In der Assekuranz funktionieren solche Modelle dagegen seit Jahrzehnten problemlos. Erst vor einigen Monaten begannen Staatsanwälte, Börsenaufsicht und Versicherungsaufseher in den USA, hinter die Kulissen der Bilanzgestaltung führender Unternehmen zu schauen. Im Mittelpunkt der Ermittlungen steht der nach Börsenkapitalisierung weltgrößte Versicherer AIG. Er hat inzwischen Bilanzfälschungen in größerem Umfang eingestanden und seinen langjährigen Konzernchef Maurice Greenberg abgelöst.
Transparenz fehlt
Das Schema ist immer dasselbe. Ein Versicherer findet, dass er in einem bestimmten Jahr zu hohe Schäden, zu niedrige Reserven oder einen zu kleinen Jahresgewinn hat. Ein Rückversicherer kann helfen. Als Rückversicherungsvertrag getarnt, wird eine Darlehensvereinbarung getroffen. Zwar enthält auch sie – wie ein traditioneller Rückversicherungsvertrag – ein Element des Risikos. Es muss aber zehn Prozent der bewegten Beträge nicht übersteigen. Der Rest ist pure Finanzierung. Doch während Finanzchef G. beim Autohersteller Z. einen solchen Kredit in der Bilanz zeigen muss, kann ein Versicherer ohne Offenlegung durchkommen.

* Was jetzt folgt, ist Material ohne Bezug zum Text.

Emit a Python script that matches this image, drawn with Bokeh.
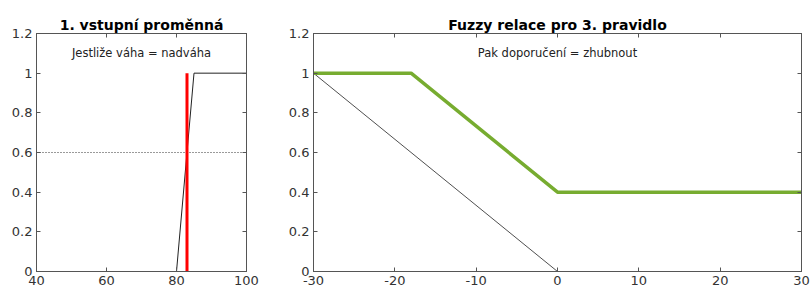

Mit Recht verweist die Assekuranz auf bedeutende Unterschiede zwischen Industrie und Versicherungswirtschaft. Die Versicherer müssen mit sehr stark fluktuierenden Schadenbelastungen zurechtkommen: In dem einen Jahr gibt es einen katastrophalen Sturm, im nächsten nicht. In der Lebensversicherung fallen die Kosten immer am Anfang an. Wer schnell wächst, hätte dann jahrelang schlechte Ergebnisse. Auch das müsse ausgeglichen werden, um ein faires Bild der wirtschaftlichen Lage zu geben, sagen Versicherer.

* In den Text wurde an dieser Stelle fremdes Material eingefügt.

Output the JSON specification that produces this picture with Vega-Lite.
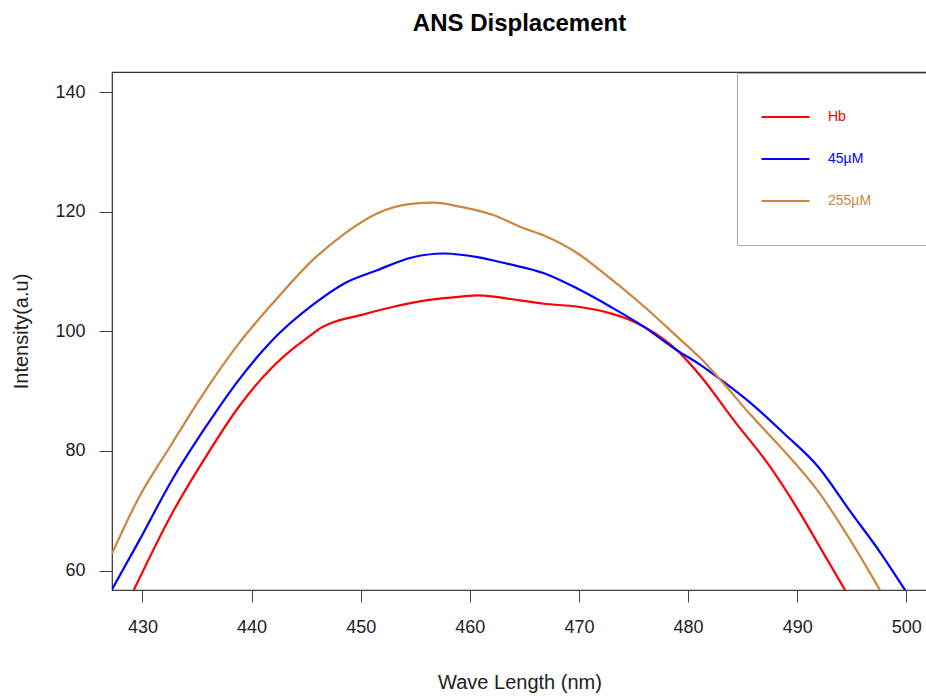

An den Argumenten ist einiges dran. Allerdings nur, wenn mit offenem Visier gekämpft wird – auch in der Konkurrenz um das Kapital der Anleger. Die Versicherer wollen aber beides: hohe Schwankungen aus Schäden aushalten und zugleich den Kapitalmärkten erzählen, der Gewinn gehe stetig aufwärts. Es fehlt Transparenz.
Wenn der ehemalige MLP-Chef Bernhard Termühlen Analysten und Aktionären 2000 und 2001 freimütig mitgeteilt hätte, dass die von ihm vorhergesagten stetigen Gewinnsteigerungen von 30 Prozent pro Jahr nur mittels Vorfinanzierung durch große Rückversicherer möglich waren, wäre der Kurs wohl nicht über 160 Euro geschossen. Termühlens sehnlicher Wunsch, mit seiner Aktie im Dax vertreten zu sein, wäre nicht in Erfüllung gegangen. So aber stürzte der schöne Schein Anleger ins Unglück. Gestern kostete das Papier gerade noch 11,38 Euro. Die Staatsanwaltschaft Mannheim hat deshalb Anklage wegen Bilanzfälschung erhoben. Das Gericht hat noch nicht entschieden, ob sie zugelassen wird. Käme der Prozess zustande, wäre es der erste vor deutschen Gerichten, bei dem Gewinnhilfen in der Assekuranz verfolgt würden.
Laxe deutsche Aufsicht
MLP verweist auf vier Gutachten hochrangiger Bilanzexperten, die dem Unternehmen branchenübliche Praktiken bescheinigten. Es mag sein, dass einige dieser Praktiken gängig waren. Aber es macht einen gewaltigen Unterschied, ob der kapitalschwache Pfefferminzia Versicherungsverein auf Gegenseitigkeit mit Hilfe eines Rückversicherers seine Bilanzen aufsichtskonform auffrischt – oder ob ein börsennotierter Finanzvertrieb wie MLP sich anschickt, mit heimlicher Unterstützung einen dauerhaft steigenden Gewinn vorzugaukeln, um Anleger zu gewinnen.
Die vom US-Versicherungsgiganten AIG eingestandenen Bilanzfälschungen sollten auch in Deutschland zu einer höheren Sensibilisierung gegenüber allzu kreativen Lösungen führen. Bisher ist die Finanzaufsicht BaFin hier lax vorgegangen. Zum Beispiel durfte die Gerling Lebensversicherung eine eigene Rückversicherungstochter gründen, bei der sie sich dann Gewinne vorfinanzieren ließ.
Ein einfacher Maßstab: Jedes Geschäft muss einen wirtschaftlichen Zweck für das Unternehmen haben. Besteht der nicht und wird der Deal nur organisiert, um kurzfristig Bilanz oder Ertragsrechnung aufzupumpen, sollten bei Anlegern und Aufsehern Alarmglocken schrillen.